The trick is to find a way to inject solid waste underground without plugging up the well (Abou-Sayed compares the problem to grounds building up on a coffee filter). He adopted his dad’s technology to do the same with carbon-rich organic waste, injecting it with enough pressure to open up fissures and pores in rock.

“There’s no technology magic that has to happen. It’s not a science fair experiment.
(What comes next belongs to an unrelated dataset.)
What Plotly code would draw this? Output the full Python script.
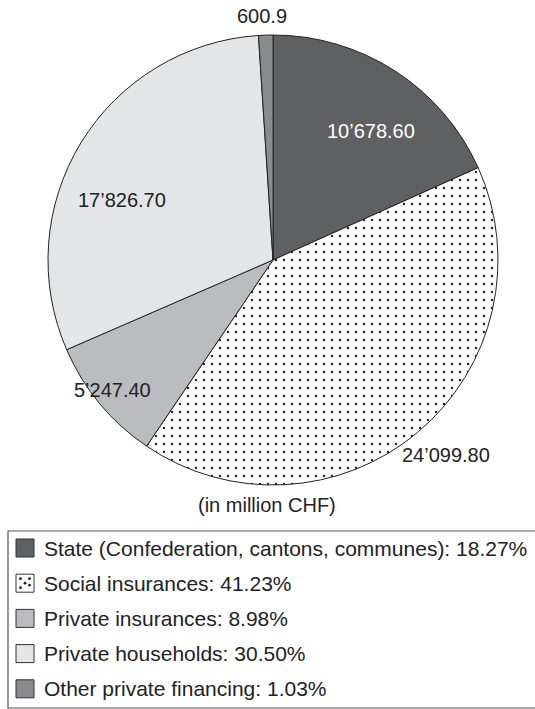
import plotly.graph_objects as go

# Health care financing by source (in million CHF)
sources = [
    "State (Confederation, cantons, communes)",
    "Social insurances",
    "Private insurances",
    "Private households",
    "Other private financing",
]
amounts = [10678.60, 24099.80, 5247.40, 17826.70, 600.9]
amount_labels = ["10\u2019678.60", "24\u2019099.80", "5\u2019247.40", "17\u2019826.70", "600.9"]

fills = ["#5f6062", "#ffffff", "#bbbcbf", "#e4e5e7", "#8a8b8d"]
patterns = ["", ".", "", "", ""]
label_colors = ["#ffffff", "#222222", "#222222", "#222222", "#222222"]
# pixel positions of the amount labels (x, y from top-left)
label_pos = [(371, 131), (446, 455), (112, 390), (122, 200), (262, 16)]

W, H = 535, 709
FONT = "Liberation Sans, Arial, Helvetica, sans-serif"
INK = "#222222"


def px(x):
    return x / W


def py(y):
    return 1 - y / H


total = sum(amounts)
shares = [a / total * 100 for a in amounts]

fig = go.Figure()
fig.add_trace(go.Pie(
    labels=sources,
    values=amounts,
    sort=False,
    direction="clockwise",
    rotation=0,
    textinfo="none",
    hoverinfo="skip",
    showlegend=False,
    domain=dict(x=[px(48), px(498)], y=[py(485), py(35)]),
    marker=dict(
        colors=fills,
        line=dict(color=INK, width=1),
        pattern=dict(shape=patterns, fgcolor=INK, size=8, solidity=0.07),
    ),
))

annotations = []
for txt, (x, y), col in zip(amount_labels, label_pos, label_colors):
    annotations.append(dict(
        x=px(x), y=py(y), xref="paper", yref="paper", text=txt,
        showarrow=False, xanchor="center", yanchor="middle",
        font=dict(family=FONT, size=20, color=col),
    ))

annotations.append(dict(
    x=px(267), y=py(505), xref="paper", yref="paper", text="(in million CHF)",
    showarrow=False, xanchor="center", yanchor="middle",
    font=dict(family=FONT, size=20, color=INK),
))

shapes = [dict(
    type="rect", xref="paper", yref="paper",
    x0=px(8), x1=px(560), y0=py(708), y1=py(531),
    line=dict(color="#555555", width=1.2), fillcolor="rgba(0,0,0,0)",
)]

# legend rows
row0, row_gap, box = 548, 35.2, 18
for i, (name, share, fill) in enumerate(zip(sources, shares, fills)):
    cy = row0 + i * row_gap
    shapes.append(dict(
        type="rect", xref="paper", yref="paper",
        x0=px(16), x1=px(16 + box), y0=py(cy + box / 2), y1=py(cy - box / 2),
        line=dict(color="#333333", width=1), fillcolor=fill,
    ))
    if patterns[i] == ".":
        for dx, dy in [(-4.5, -4.5), (4.5, -4.5), (0, 0), (-4.5, 4.5), (4.5, 2)]:
            cx = 16 + box / 2 + dx
            shapes.append(dict(
                type="circle", xref="paper", yref="paper",
                x0=px(cx - 1.4), x1=px(cx + 1.4),
                y0=py(cy + dy + 1.4), y1=py(cy + dy - 1.4),
                line=dict(width=0), fillcolor=INK,
            ))
    annotations.append(dict(
        x=px(42), y=py(cy), xref="paper", yref="paper",
        text=f"{name}: {share:.2f}%",
        showarrow=False, xanchor="left", yanchor="middle",
        font=dict(family=FONT, size=21, color=INK),
    ))

fig.update_layout(
    width=W, height=H,
    margin=dict(l=0, r=0, t=0, b=0),
    paper_bgcolor="white", plot_bgcolor="white",
    annotations=annotations,
    shapes=shapes,
)

fig.write_html("out.html")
So our coming down the cost curve is not [like other companies] where they have to invent science to do the thing they’re doing more efficiently,” says Abou-Sayed. “Ours is more like the McDonald’s problem of what’s the best intersection to put the McDonald’s to get the most car traffic.”

A flurry of other companies have opened up shop to suck carbon dioxide out of the air or water, but it’s still an exorbitantly expensive endeavor. The US might need to spend roughly $100 billion a year on these kinds of technologies in order to scale up to a level that would help the country meet its climate goals, according to one recent report

The company operating the largest facility filtering CO2 out of the air today charges customers (including Microsoft, Stripe, and Shopify) roughly $600 per ton of captured CO2. Frontier’s deal with Vaulted Deep breaks down to around $382 per ton, although the industry goal is still to get to under $100 per ton to make it a feasible tool for tackling climate change. Vaulted Deep says it’ll reach that goal in large part by siting its wells closer to where it’s getting the waste it pumps underground. The deal with Frontier is supposed to enable the company to commission three new wells in the US (if it can get the permits for them, of course).

Vaulted Deep already takes about 20 percent of Los Angeles’ sewage sludge, for example. That might be a better feedstock for this technology than manure or farm waste that could be reused as fertilizer in regenerative agriculture. “It just seems like a lot of good stuff along with some bad stuff that’s going to go down into a hole forever,” says Brian Roe, a professor of farm management at Ohio State University. “It’s nice to have more tools in the toolbox. I’m just kind of fascinated to figure out where this is going to work.”

To have a positive environmental impact, Vaulted Deep will have to prove in its carbon accounting that it’s actually avoiding CO2 emissions. If a farm gives up manure that it otherwise would have used to add nutrients back to the soil, for instance — what are the environmental costs of that farm potentially turning to synthetic fertilizers instead? Vaulted Deep says it’s taking these kinds of questions into account and is working with a carbon removal registry called Isometric to vet its process.

Vaulted Deep just spun off from waste management company Advantek, where Abou-Sayed is also executive chairman, in September. But its mature technology means “that we were sort of born a teenager,” says Vaulted Deep CEO Julia Reichelstein, who was an investor at climate VC fund Piva Capital before she hopped on board. “When I met Omar … there was an aha moment,” she says, and Frontier’s backing now is, “really huge.”